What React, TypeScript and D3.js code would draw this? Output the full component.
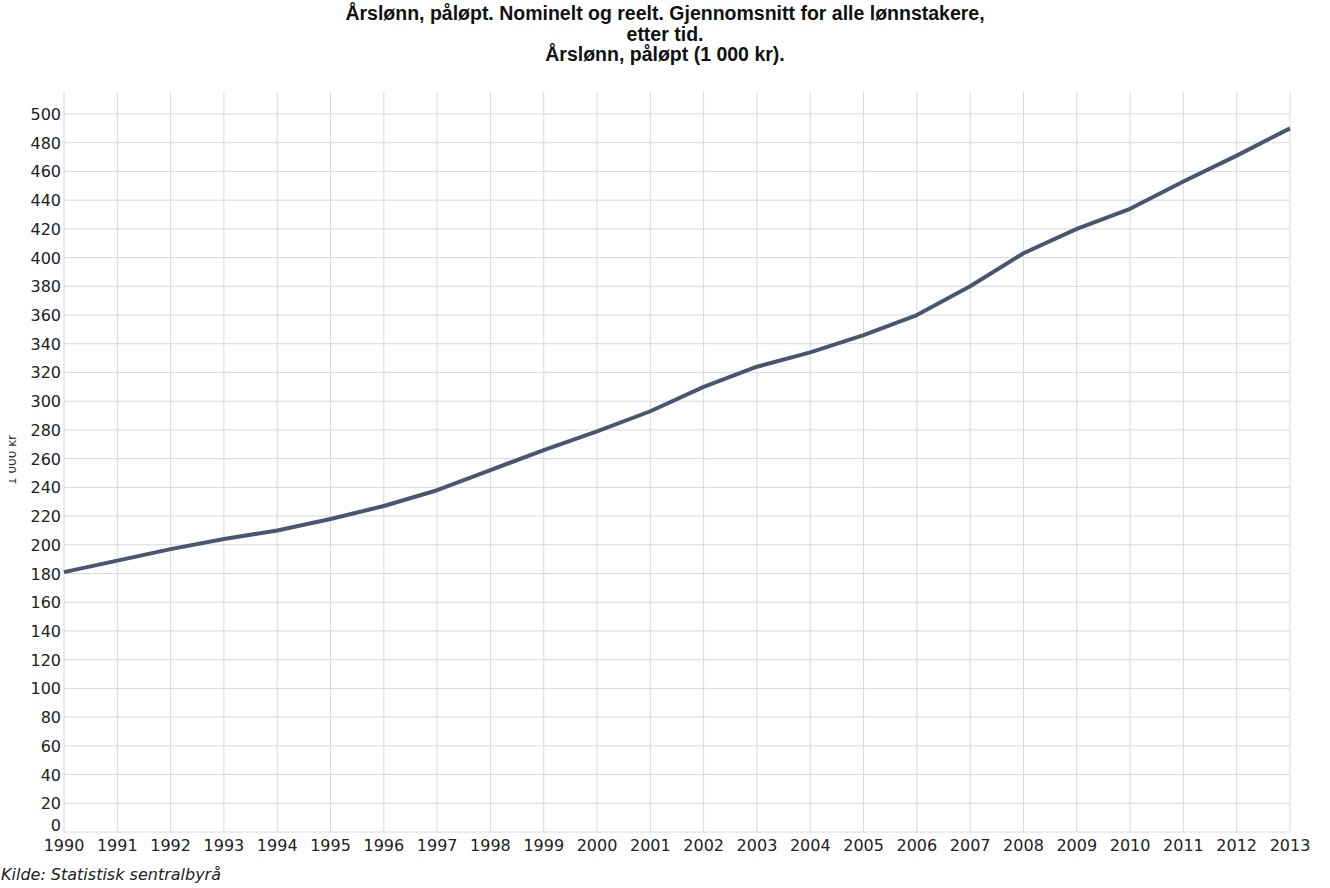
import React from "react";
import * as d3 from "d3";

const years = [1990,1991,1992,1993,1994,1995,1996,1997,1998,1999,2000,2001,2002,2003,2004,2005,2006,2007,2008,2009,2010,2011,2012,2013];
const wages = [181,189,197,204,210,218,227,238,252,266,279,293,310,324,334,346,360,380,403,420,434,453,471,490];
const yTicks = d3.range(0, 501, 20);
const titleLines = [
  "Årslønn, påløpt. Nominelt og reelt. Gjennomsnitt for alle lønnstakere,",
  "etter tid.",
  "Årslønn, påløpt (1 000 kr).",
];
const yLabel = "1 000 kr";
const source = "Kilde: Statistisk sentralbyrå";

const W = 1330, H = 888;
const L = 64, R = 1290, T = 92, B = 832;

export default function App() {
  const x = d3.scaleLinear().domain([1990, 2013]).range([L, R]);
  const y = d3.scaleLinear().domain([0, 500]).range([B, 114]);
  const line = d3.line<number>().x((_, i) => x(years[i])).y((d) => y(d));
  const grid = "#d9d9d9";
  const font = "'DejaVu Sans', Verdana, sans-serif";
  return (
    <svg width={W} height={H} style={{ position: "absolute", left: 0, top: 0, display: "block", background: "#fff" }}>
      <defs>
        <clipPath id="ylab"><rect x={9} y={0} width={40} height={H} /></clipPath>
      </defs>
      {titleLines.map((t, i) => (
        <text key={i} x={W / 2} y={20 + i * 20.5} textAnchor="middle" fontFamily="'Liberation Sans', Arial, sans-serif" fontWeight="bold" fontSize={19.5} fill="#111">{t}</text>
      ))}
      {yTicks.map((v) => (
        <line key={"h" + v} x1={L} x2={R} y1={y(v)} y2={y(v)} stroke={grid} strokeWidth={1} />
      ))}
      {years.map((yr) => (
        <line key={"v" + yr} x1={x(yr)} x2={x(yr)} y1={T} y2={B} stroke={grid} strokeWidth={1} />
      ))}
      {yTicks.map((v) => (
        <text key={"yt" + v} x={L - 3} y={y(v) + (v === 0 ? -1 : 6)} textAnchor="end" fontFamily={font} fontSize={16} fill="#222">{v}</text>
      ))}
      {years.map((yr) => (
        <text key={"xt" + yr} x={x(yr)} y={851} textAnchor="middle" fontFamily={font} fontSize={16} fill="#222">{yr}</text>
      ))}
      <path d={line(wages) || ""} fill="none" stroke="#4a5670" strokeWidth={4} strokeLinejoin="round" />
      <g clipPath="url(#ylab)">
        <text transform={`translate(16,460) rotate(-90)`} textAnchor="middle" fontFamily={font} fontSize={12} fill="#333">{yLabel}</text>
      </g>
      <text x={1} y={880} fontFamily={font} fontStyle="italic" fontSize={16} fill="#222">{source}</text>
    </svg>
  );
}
================
What is asked: Leave out the pictures, then repeat the listing above exactly from its first line to the line with "import * as", inclusive.

Task result:
What React, TypeScript and D3.js code would draw this? Output the full component.
import React from "react";
import * as d3 from "d3";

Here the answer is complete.